▶ [Exercise brief]: Copy nothing but the part that opens with the line containing "Recreate this image" and closes with the line containing "debit_jauge = [141, 264, 229, 425, 485, 521, 526, 425]". Do not include pictures.

══ Dataset records

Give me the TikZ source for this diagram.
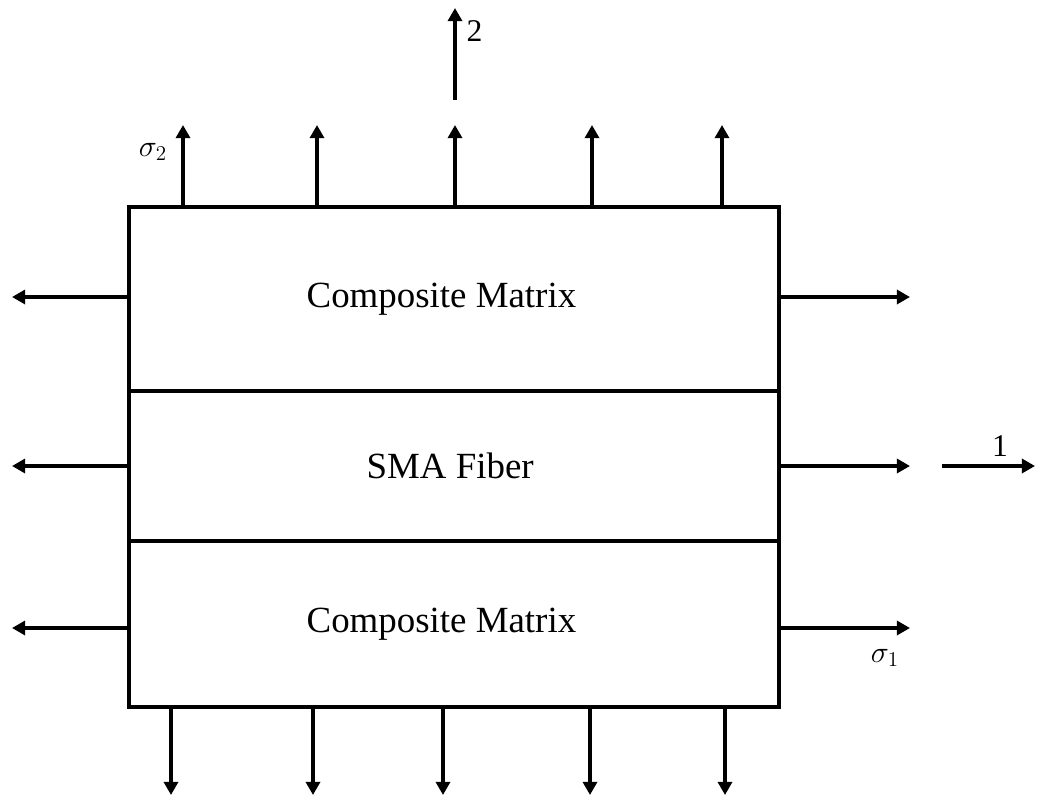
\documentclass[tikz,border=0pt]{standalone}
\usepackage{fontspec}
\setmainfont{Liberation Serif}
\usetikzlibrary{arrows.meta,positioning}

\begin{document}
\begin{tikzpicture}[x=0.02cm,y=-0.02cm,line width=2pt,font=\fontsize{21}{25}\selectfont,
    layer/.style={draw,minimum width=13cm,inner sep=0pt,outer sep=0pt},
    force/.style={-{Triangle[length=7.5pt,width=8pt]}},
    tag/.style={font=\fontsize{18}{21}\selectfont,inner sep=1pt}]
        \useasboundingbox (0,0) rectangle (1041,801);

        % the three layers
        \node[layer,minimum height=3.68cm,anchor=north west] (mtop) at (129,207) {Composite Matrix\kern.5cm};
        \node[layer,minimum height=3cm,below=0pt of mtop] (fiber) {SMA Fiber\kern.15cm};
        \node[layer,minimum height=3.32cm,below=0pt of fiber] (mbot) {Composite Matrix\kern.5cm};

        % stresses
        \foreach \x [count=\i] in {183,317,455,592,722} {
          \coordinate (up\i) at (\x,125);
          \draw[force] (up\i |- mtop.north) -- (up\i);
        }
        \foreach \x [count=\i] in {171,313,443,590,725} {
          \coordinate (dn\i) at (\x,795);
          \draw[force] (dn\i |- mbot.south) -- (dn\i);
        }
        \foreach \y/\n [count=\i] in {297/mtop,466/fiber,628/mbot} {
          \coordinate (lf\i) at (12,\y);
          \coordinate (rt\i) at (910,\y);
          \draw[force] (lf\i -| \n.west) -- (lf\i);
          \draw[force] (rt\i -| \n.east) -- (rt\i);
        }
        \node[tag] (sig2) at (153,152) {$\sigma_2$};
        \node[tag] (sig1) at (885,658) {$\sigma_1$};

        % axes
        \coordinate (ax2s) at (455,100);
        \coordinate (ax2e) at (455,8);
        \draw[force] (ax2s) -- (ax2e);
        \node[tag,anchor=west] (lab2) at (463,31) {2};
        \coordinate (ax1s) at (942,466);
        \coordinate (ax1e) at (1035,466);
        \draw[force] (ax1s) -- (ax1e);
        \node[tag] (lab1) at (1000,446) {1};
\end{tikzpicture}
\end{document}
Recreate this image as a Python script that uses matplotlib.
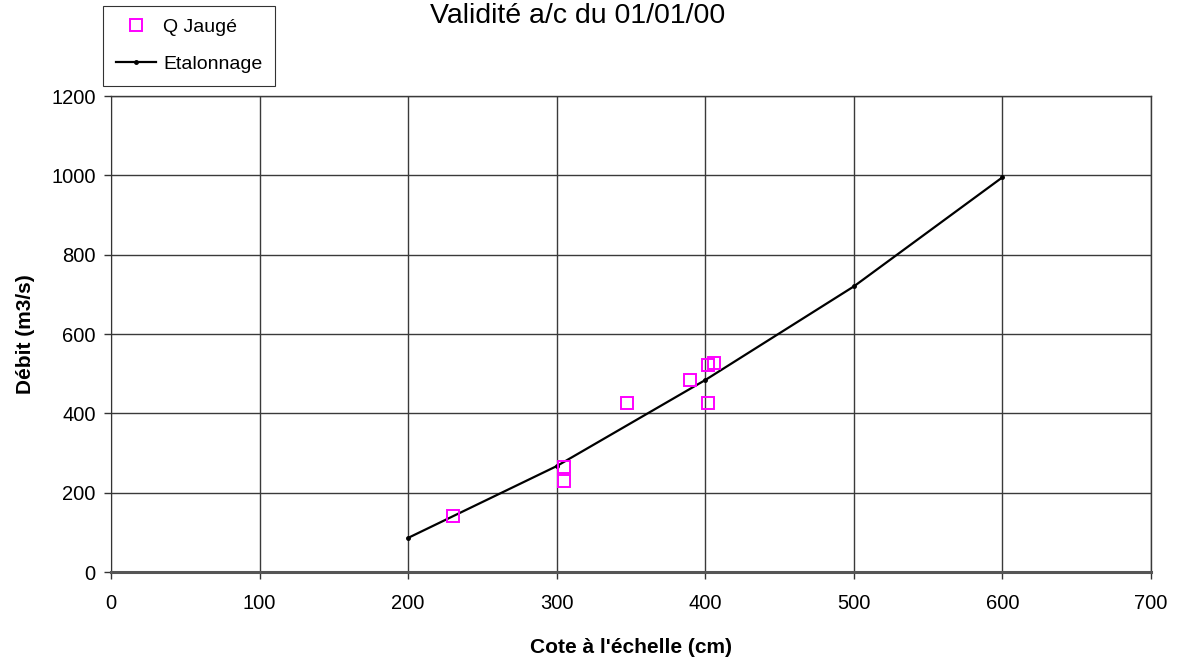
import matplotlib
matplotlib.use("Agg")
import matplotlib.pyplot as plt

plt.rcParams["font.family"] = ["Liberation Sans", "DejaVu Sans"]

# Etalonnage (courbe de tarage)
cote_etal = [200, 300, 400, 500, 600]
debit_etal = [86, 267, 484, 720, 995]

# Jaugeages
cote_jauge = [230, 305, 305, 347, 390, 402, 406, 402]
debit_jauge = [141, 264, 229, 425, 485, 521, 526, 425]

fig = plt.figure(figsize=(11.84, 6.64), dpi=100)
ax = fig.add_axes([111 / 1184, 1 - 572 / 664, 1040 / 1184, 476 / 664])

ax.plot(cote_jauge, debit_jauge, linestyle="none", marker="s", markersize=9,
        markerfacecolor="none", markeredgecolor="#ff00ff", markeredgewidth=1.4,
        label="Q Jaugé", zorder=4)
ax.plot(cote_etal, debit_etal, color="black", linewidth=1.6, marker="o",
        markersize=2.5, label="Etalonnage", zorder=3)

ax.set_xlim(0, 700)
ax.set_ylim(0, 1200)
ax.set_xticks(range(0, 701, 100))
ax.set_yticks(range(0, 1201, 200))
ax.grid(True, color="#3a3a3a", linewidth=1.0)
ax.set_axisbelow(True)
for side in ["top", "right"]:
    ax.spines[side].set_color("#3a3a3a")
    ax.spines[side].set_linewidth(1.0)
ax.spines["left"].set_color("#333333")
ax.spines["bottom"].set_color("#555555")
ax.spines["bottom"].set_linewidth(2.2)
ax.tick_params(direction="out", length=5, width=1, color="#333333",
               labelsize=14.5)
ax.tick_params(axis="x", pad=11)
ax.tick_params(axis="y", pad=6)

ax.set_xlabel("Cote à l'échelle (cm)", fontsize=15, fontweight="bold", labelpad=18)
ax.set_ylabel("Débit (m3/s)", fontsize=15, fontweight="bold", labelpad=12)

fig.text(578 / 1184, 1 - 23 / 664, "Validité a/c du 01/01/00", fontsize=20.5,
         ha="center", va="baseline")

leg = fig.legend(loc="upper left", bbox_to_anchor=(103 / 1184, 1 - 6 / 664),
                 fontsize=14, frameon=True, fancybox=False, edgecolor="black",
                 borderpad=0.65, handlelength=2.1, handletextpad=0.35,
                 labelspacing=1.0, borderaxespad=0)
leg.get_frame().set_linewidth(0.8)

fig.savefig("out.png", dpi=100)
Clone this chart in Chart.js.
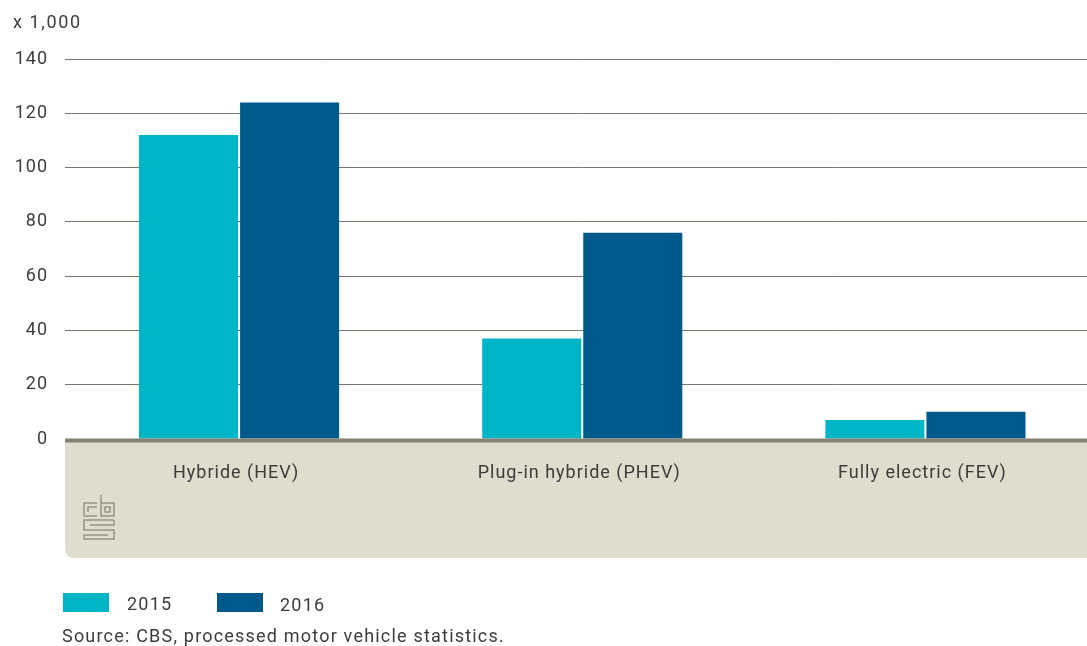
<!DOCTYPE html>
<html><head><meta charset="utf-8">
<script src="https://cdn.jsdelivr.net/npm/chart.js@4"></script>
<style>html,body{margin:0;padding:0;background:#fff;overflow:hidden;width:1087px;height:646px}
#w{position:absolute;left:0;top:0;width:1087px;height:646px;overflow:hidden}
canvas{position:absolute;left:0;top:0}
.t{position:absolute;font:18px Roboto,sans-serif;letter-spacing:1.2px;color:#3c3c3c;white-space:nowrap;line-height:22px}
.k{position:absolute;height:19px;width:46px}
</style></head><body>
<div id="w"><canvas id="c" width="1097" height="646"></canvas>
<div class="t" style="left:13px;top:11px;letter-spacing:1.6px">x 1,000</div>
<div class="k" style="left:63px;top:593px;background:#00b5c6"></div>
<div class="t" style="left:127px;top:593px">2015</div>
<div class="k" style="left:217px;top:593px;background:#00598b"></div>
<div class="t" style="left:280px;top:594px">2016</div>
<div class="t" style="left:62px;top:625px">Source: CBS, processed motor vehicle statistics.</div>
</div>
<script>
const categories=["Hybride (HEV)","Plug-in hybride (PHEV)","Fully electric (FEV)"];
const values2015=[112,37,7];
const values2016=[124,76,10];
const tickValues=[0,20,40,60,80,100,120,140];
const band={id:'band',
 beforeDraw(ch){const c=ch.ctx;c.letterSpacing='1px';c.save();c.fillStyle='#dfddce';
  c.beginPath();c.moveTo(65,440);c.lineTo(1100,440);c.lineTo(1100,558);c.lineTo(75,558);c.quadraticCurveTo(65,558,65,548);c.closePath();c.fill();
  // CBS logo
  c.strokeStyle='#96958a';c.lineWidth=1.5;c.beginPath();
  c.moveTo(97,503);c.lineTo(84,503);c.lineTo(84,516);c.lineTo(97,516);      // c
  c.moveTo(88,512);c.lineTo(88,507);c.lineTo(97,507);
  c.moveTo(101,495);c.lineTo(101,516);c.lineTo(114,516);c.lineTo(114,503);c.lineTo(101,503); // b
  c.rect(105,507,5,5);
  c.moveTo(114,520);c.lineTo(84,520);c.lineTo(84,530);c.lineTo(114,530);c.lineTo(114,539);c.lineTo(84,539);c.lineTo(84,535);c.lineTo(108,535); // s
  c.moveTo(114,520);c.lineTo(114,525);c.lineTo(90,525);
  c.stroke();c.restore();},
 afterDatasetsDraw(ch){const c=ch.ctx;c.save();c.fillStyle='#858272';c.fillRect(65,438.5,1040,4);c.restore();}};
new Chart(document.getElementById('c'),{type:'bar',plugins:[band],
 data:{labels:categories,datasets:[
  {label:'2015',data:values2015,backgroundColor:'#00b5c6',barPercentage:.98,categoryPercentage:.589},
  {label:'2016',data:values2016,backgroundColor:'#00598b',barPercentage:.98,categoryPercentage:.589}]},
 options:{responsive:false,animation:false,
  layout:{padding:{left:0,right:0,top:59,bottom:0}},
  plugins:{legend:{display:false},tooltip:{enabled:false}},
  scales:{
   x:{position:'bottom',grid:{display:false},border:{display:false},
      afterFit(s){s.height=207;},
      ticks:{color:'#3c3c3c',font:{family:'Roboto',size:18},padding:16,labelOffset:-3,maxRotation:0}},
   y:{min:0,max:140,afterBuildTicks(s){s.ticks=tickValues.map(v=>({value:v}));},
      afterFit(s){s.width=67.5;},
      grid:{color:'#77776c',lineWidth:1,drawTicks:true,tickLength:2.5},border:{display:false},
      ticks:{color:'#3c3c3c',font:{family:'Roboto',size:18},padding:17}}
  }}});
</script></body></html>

════
══ Dataset records

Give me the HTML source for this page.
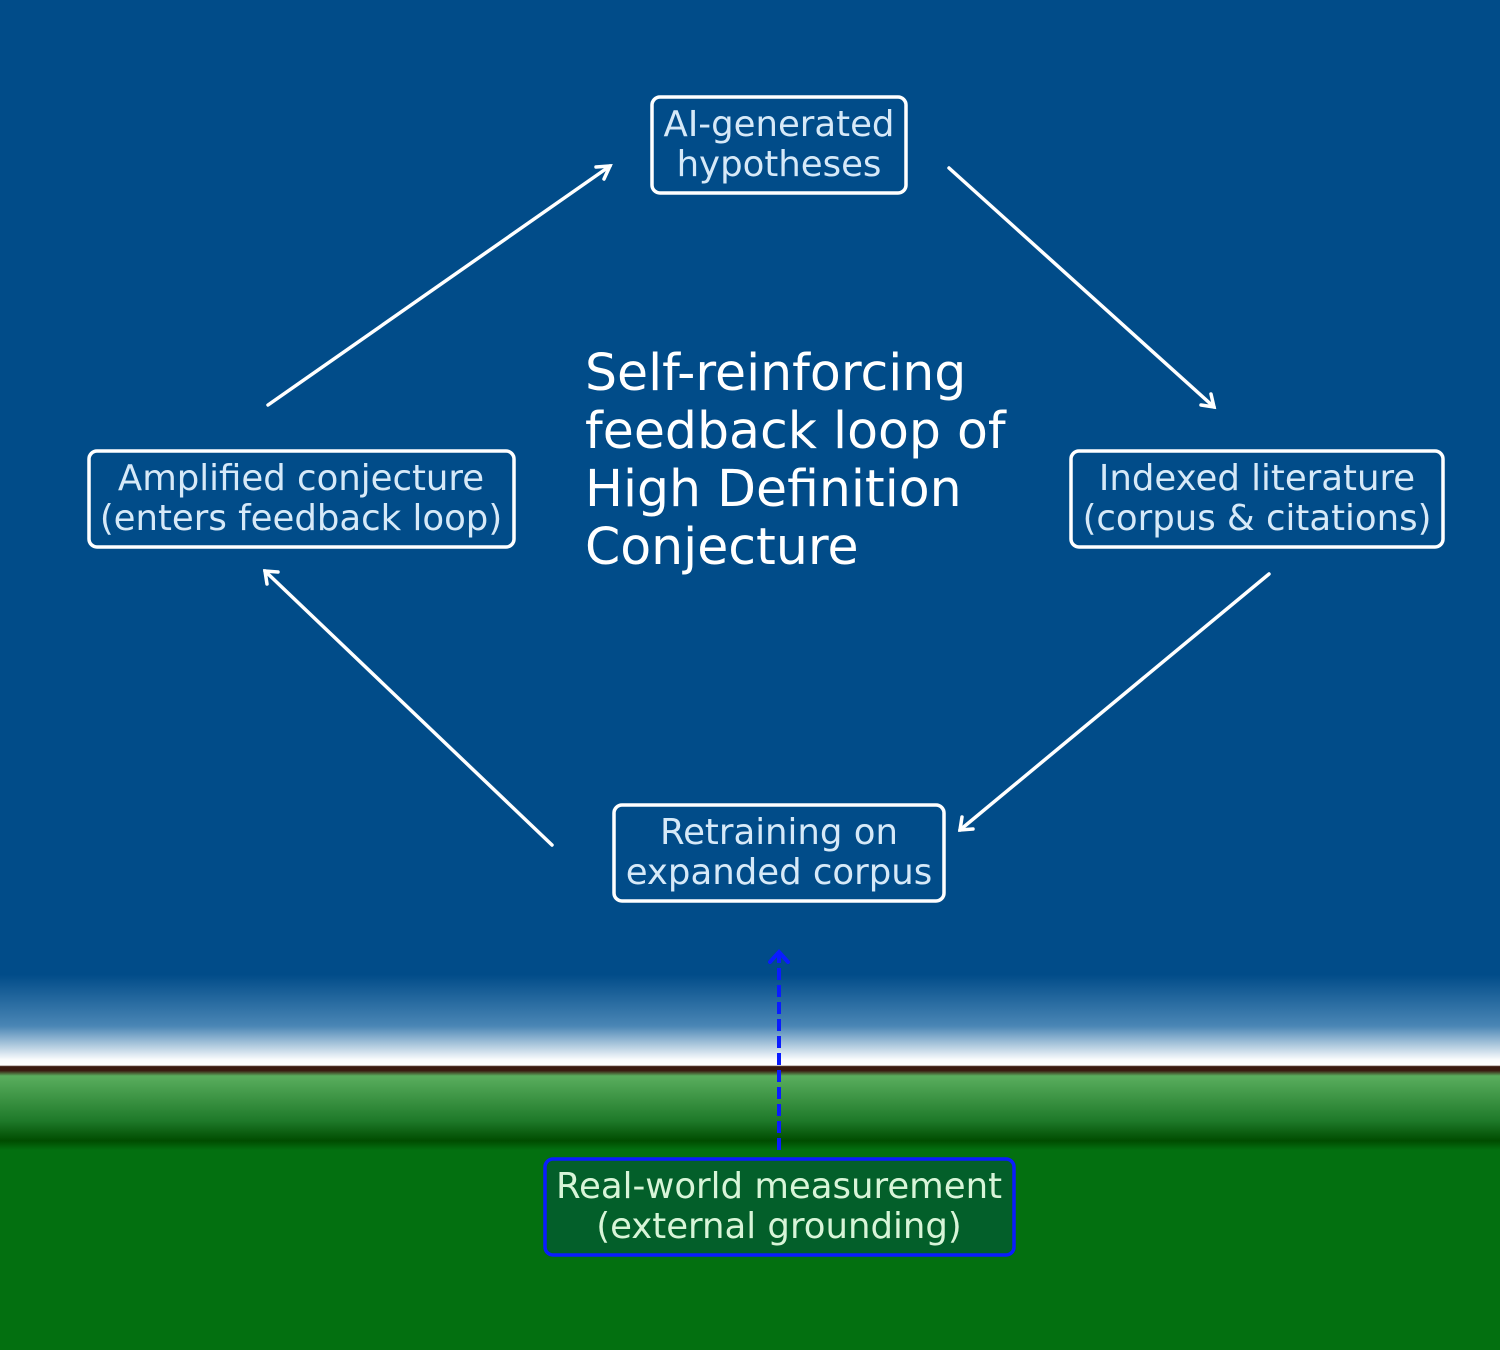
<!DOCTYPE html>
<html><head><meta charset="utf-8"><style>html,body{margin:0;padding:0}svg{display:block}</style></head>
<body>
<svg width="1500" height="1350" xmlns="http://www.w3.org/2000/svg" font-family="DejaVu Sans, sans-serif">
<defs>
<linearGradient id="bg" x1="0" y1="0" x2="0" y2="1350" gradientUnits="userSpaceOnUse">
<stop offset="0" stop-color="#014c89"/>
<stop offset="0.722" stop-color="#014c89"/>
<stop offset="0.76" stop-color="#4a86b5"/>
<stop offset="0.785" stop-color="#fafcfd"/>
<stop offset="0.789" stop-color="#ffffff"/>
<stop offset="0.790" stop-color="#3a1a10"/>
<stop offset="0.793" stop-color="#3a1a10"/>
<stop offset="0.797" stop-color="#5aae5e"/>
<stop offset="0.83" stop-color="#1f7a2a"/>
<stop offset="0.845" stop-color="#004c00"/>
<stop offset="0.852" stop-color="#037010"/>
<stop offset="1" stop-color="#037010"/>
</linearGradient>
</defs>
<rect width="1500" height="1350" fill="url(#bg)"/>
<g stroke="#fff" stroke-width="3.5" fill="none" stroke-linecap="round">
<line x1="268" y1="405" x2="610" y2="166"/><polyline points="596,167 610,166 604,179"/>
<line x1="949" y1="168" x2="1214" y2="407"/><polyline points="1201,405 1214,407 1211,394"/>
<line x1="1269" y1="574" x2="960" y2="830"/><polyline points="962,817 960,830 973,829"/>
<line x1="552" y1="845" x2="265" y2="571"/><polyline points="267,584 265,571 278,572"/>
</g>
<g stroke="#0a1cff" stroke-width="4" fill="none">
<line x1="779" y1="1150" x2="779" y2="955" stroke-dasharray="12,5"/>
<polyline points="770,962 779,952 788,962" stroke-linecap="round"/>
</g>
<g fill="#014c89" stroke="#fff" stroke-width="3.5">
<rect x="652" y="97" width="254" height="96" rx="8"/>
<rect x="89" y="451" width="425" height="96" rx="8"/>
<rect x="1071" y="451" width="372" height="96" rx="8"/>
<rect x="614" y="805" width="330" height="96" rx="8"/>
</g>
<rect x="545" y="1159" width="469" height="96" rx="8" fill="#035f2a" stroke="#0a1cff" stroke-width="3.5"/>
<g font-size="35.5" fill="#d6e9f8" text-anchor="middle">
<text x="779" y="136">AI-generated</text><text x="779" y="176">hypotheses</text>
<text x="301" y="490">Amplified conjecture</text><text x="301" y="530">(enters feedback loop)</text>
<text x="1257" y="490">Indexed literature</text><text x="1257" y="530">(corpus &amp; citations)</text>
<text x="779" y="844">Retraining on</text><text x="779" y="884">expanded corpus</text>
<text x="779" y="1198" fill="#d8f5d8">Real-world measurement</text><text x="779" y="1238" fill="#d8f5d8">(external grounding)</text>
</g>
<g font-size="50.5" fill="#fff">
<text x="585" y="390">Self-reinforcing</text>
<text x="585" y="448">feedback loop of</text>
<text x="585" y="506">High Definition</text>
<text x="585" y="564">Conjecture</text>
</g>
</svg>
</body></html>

════

▶ [Reply to the exercise]:
Recreate this image as a Python script that uses matplotlib.
import matplotlib
matplotlib.use("Agg")
import matplotlib.pyplot as plt

plt.rcParams["font.family"] = ["Liberation Sans", "DejaVu Sans"]

# Etalonnage (courbe de tarage)
cote_etal = [200, 300, 400, 500, 600]
debit_etal = [86, 267, 484, 720, 995]

# Jaugeages
cote_jauge = [230, 305, 305, 347, 390, 402, 406, 402]
debit_jauge = [141, 264, 229, 425, 485, 521, 526, 425]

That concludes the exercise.